## START

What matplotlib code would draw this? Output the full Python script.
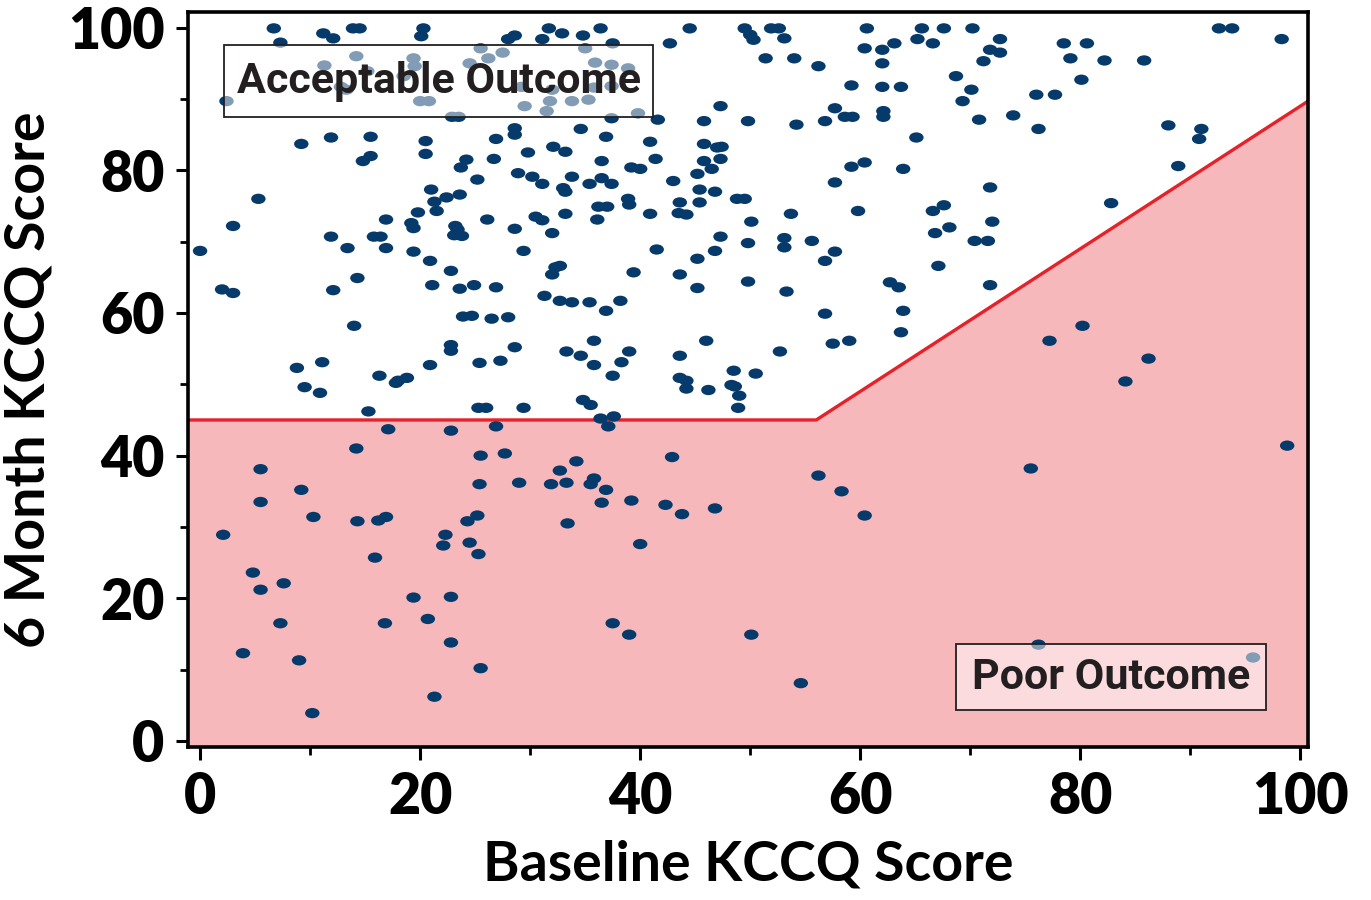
import matplotlib
matplotlib.use("Agg")
import matplotlib.pyplot as plt
from matplotlib.path import Path
from matplotlib.patches import Rectangle
from matplotlib.ticker import MultipleLocator

# ---------------------------------------------------------------------------
# Data: baseline KCCQ score vs 6 month KCCQ score (one entry per patient)
# ---------------------------------------------------------------------------
baseline = [
    # upper left block
    6.7, 7.3, 11.2, 12.1, 13.9, 14.5, 20.3, 20.1, 14.2, 11.3,
    15.2, 19.4, 19.5, 12.8, 13.3, 2.4, 20.0, 20.8, 18.5, 24.5,
    22.9, 23.5, 9.2, 11.9, 15.5, 20.5, 20.5, 15.5, 14.8, 24.2,
    23.7, 25.2, 5.3, 21.0, 22.4, 23.6, 21.3, 21.5, 19.8, 3.0,
    16.9, 19.2, 19.4, 11.9, 15.8, 16.4, 23.2, 23.4, 23.8, 23.1,
    0.0, 13.4, 16.9, 19.4, 20.9,
    # upper middle block
    31.7, 32.9, 28.6, 28.0, 31.1, 34.8, 36.4, 37.5, 42.7, 44.5,
    49.5, 50.0, 50.3, 25.5, 26.2, 27.5, 35.0, 35.9, 37.4, 38.9,
    29.2, 32.0, 35.8, 37.4, 29.5, 31.8, 33.8, 35.3, 31.5, 39.8,
    37.4, 41.6, 47.3, 45.8, 49.8, 28.6, 28.6, 26.9, 34.6, 36.9,
    40.9, 45.8, 47.0, 47.4, 26.7, 29.8, 32.1, 33.2, 36.5, 41.4,
    45.8, 46.5, 47.3, 39.2, 40.0, 28.9, 30.2, 31.1, 33.8, 33.0,
    33.2, 35.4, 36.5, 37.4, 43.0, 45.2, 45.4, 46.8, 48.8, 49.5,
    38.9, 39.0, 36.2, 37.0, 43.6, 43.5, 44.2, 45.4, 40.9, 33.2,
    30.5, 31.1, 26.1, 28.6, 36.1, 32.0, 50.1, 47.3, 49.8, 29.4,
    41.5, 46.8, 45.2,
    # upper right block
    51.9, 52.6, 53.1, 51.4, 54.0, 56.2, 60.6, 60.4, 62.0, 63.1,
    62.0, 65.6, 65.2, 66.6, 67.6, 70.2, 72.7, 71.8, 72.7, 71.2,
    68.7, 70.1, 69.3, 59.2, 62.0, 63.7, 57.7, 58.6, 59.3, 62.1,
    62.1, 54.2, 56.8, 70.8, 73.9, 65.1, 59.2, 60.4, 63.9, 57.7,
    71.8, 53.7, 59.8, 66.6, 67.6, 72.0, 66.8, 68.1, 70.4, 71.6,
    53.1, 53.1, 55.6, 57.7, 56.8,
    92.6, 93.8, 98.3, 78.5, 80.6, 79.1, 82.2, 85.8, 80.1, 76.0,
    77.7, 76.2, 88.0, 91.0, 90.8, 88.9, 82.8,
    # middle band
    22.8, 2.0, 3.0, 12.1, 14.3, 21.1, 23.6, 24.9, 14.0, 23.9,
    24.7, 22.8, 22.8, 25.4, 8.8, 11.1, 9.5, 10.9, 16.3, 17.8,
    18.0, 18.8, 20.9, 15.3, 25.3, 17.1, 22.8, 14.2, 5.5, 9.2,
    32.7, 32.3, 32.0, 39.4, 43.6, 45.2, 49.8, 26.9, 31.3, 32.7,
    33.8, 35.4, 36.9, 38.2, 26.5, 28.0, 28.6, 27.3, 33.3, 34.6,
    35.8, 35.8, 39.0, 38.3, 37.5, 43.6, 46.0, 43.6, 44.2, 44.2,
    46.2, 48.5, 50.5, 48.3, 48.6, 49.0, 48.9, 26.0, 29.4, 34.8,
    35.5, 36.4, 37.6, 26.9, 37.1, 25.5, 27.7, 42.9, 34.2, 32.7,
    25.4, 29.0, 31.9, 33.3, 35.8, 35.5, 36.9,
    # lower band
    36.5, 39.2, 42.3, 43.8, 46.8, 25.2, 24.3, 33.4, 24.5, 25.3,
    40.0, 37.5, 39.0, 50.1, 25.5,
    5.5, 10.3, 14.3, 16.2, 16.9, 22.3, 22.1, 2.1, 15.9, 4.8,
    5.5, 7.6, 19.4, 22.8, 7.3, 16.8, 20.7, 22.8, 3.9, 9.0,
    21.3, 10.2,
    # right side
    67.1, 53.3, 62.7, 63.5, 71.8, 56.8, 63.9, 63.7, 57.5, 59.0,
    52.7, 56.2, 58.3, 75.5, 80.2, 77.2, 86.2, 84.1, 98.8, 60.4,
    54.6, 76.2, 95.7,
]

six_month = [
    # upper left block
    99.9, 97.9, 99.2, 98.5, 99.9, 99.9, 99.9, 98.8, 96.0, 94.7,
    93.9, 95.7, 94.6, 91.7, 91.3, 89.7, 89.7, 89.7, 93.2, 95.0,
    87.5, 87.5, 83.7, 84.6, 84.7, 84.1, 82.3, 82.0, 81.3, 81.5,
    80.4, 78.7, 76.0, 77.3, 76.2, 76.6, 75.6, 74.3, 74.1, 72.2,
    73.1, 72.6, 71.9, 70.7, 70.7, 70.7, 72.2, 71.7, 70.8, 70.9,
    68.7, 69.1, 69.1, 68.6, 67.3,
    # upper middle block
    99.9, 99.2, 98.9, 98.4, 98.4, 98.9, 99.9, 97.8, 97.8, 99.9,
    99.9, 99.0, 98.3, 97.1, 95.7, 96.5, 97.1, 95.1, 94.8, 94.3,
    91.7, 91.3, 91.6, 91.8, 89.0, 89.7, 89.7, 89.9, 88.3, 88.0,
    87.3, 87.1, 89.0, 86.9, 86.9, 85.9, 85.0, 84.4, 85.8, 84.7,
    84.0, 83.7, 83.2, 83.3, 81.6, 82.5, 83.3, 82.6, 81.3, 81.6,
    81.3, 80.2, 81.6, 80.4, 80.2, 79.6, 79.1, 78.1, 79.1, 77.5,
    77.0, 78.1, 78.9, 78.1, 78.5, 79.5, 77.3, 77.0, 76.0, 76.0,
    76.0, 75.2, 74.9, 74.9, 75.5, 74.0, 73.8, 75.5, 73.9, 73.9,
    73.5, 73.0, 73.1, 71.8, 73.1, 71.2, 72.8, 70.7, 69.8, 68.7,
    68.9, 68.7, 67.6,
    # upper right block
    99.9, 99.9, 98.5, 95.7, 95.7, 94.6, 99.9, 97.1, 96.9, 97.8,
    95.0, 99.9, 98.4, 97.8, 99.9, 99.9, 98.4, 96.9, 96.5, 95.3,
    93.2, 91.3, 89.7, 91.9, 91.7, 91.7, 88.7, 87.5, 87.5, 88.3,
    87.5, 86.4, 86.9, 87.1, 87.7, 84.6, 80.5, 81.1, 80.2, 78.3,
    77.6, 73.9, 74.3, 74.3, 75.1, 72.8, 71.2, 72.0, 70.1, 70.1,
    70.5, 69.2, 70.1, 68.6, 67.3,
    99.9, 99.9, 98.4, 97.8, 97.8, 95.7, 95.4, 95.4, 92.7, 90.6,
    90.6, 85.8, 86.3, 85.8, 84.4, 80.6, 75.4,
    # middle band
    65.9, 63.3, 62.8, 63.2, 64.9, 63.9, 63.4, 63.9, 58.2, 59.5,
    59.6, 55.5, 54.7, 53.0, 52.3, 53.1, 49.6, 48.8, 51.2, 50.2,
    50.5, 50.9, 52.7, 46.2, 46.7, 43.7, 43.5, 41.0, 38.1, 35.2,
    66.6, 66.4, 65.4, 65.7, 65.4, 63.5, 64.4, 63.6, 62.4, 61.7,
    61.5, 61.5, 60.3, 61.7, 59.2, 59.4, 55.2, 53.3, 54.6, 54.0,
    56.1, 52.7, 54.6, 53.1, 51.2, 54.0, 56.1, 50.9, 50.5, 49.4,
    49.2, 51.9, 51.5, 49.9, 49.7, 48.4, 46.7, 46.7, 46.7, 47.8,
    47.1, 45.2, 45.5, 44.1, 44.1, 40.0, 40.3, 39.8, 39.2, 37.9,
    36.0, 36.2, 36.0, 36.2, 36.8, 36.0, 35.2,
    # lower band
    33.4, 33.7, 33.1, 31.8, 32.6, 31.6, 30.8, 30.5, 27.8, 26.2,
    27.6, 16.5, 14.9, 14.9, 10.2,
    33.5, 31.4, 30.8, 30.9, 31.4, 28.9, 27.4, 28.9, 25.7, 23.6,
    21.2, 22.1, 20.1, 20.2, 16.5, 16.5, 17.1, 13.8, 12.3, 11.3,
    6.2, 3.9,
    # right side
    66.6, 63.0, 64.3, 63.6, 63.9, 59.9, 60.3, 57.3, 55.7, 56.1,
    54.6, 37.2, 35.0, 38.2, 58.2, 56.1, 53.6, 50.4, 41.4, 31.6,
    8.1, 13.5, 11.7,
]

# threshold separating acceptable from poor outcome
threshold_x = [-5, 56, 101]
threshold_y = [45, 45, 90]

x_ticks = [0, 20, 40, 60, 80, 100]
y_ticks = [0, 20, 40, 60, 80, 100]

# ---------------------------------------------------------------------------
# Style
# ---------------------------------------------------------------------------
DOT = "#053a6b"
PINK = "#f7b8bc"
RED = "#e62129"
INK = "#231f20"
LABEL_FONT = ["Lato", "DejaVu Sans"]
BOX_FONT = ["Roboto", "DejaVu Sans"]

# ellipse marker, wider than tall
circle = Path.unit_circle()
ellipse = Path(circle.vertices * [1.4, 1.0], circle.codes)

fig = plt.figure(figsize=(13.71, 9), dpi=100)
ax = fig.add_axes([0.1371, 0.17, 0.817, 0.8167])

ax.fill_between(threshold_x, threshold_y, -10, color=PINK, lw=0, zorder=1)
ax.plot(threshold_x, threshold_y, color=RED, lw=2.4, zorder=2)
ax.scatter(baseline, six_month, s=108, marker=ellipse, color=DOT,
           edgecolors="none", zorder=3)

# annotation boxes (semi-transparent so dots show through faintly)
ax.add_patch(Rectangle((2.2, 87.5), 39.0, 10.0, facecolor=(1, 1, 1, 0.5),
                       edgecolor=INK, lw=1.3, zorder=4))
ax.text(21.7, 92.4, "Acceptable Outcome", ha="center", va="center",
        fontsize=31, fontweight="bold", family=BOX_FONT, color=INK, zorder=5)
ax.add_patch(Rectangle((68.7, 4.35), 28.2, 9.25, facecolor=(1, 1, 1, 0.5),
                       edgecolor=INK, lw=1.3, zorder=4))
ax.text(82.8, 8.9, "Poor Outcome", ha="center", va="center",
        fontsize=31, fontweight="bold", family=BOX_FONT, color=INK, zorder=5)

ax.set_xlim(-1.1, 100.7)
ax.set_ylim(-0.85, 102.2)
ax.set_xticks(x_ticks)
ax.set_yticks(y_ticks)
ax.xaxis.set_minor_locator(MultipleLocator(10))
ax.yaxis.set_minor_locator(MultipleLocator(10))
ax.tick_params(which="major", direction="out", length=9, width=2.2, pad=8,
               labelsize=40, colors="black")
ax.tick_params(which="minor", direction="out", length=6, width=2.0)
for lab in ax.get_xticklabels() + ax.get_yticklabels():
    lab.set_family(LABEL_FONT)
    lab.set_fontweight("heavy")
for sp in ax.spines.values():
    sp.set_linewidth(2.6)
    sp.set_zorder(6)

ax.set_xlabel("Baseline KCCQ Score", fontsize=40, fontweight="bold",
              family=LABEL_FONT, labelpad=12)
ax.set_ylabel("6 Month KCCQ Score", fontsize=40, fontweight="bold",
              family=LABEL_FONT, labelpad=10)

fig.savefig("out.png", dpi=100)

## END

From the first line above to the line containing "from matplotlib.ticker import MultipleLocator", repeat each line exactly. Pictures stay out.

• _Solution for this task_:
What matplotlib code would draw this? Output the full Python script.
import matplotlib
matplotlib.use("Agg")
import matplotlib.pyplot as plt
from matplotlib.path import Path
from matplotlib.patches import Rectangle
from matplotlib.ticker import MultipleLocator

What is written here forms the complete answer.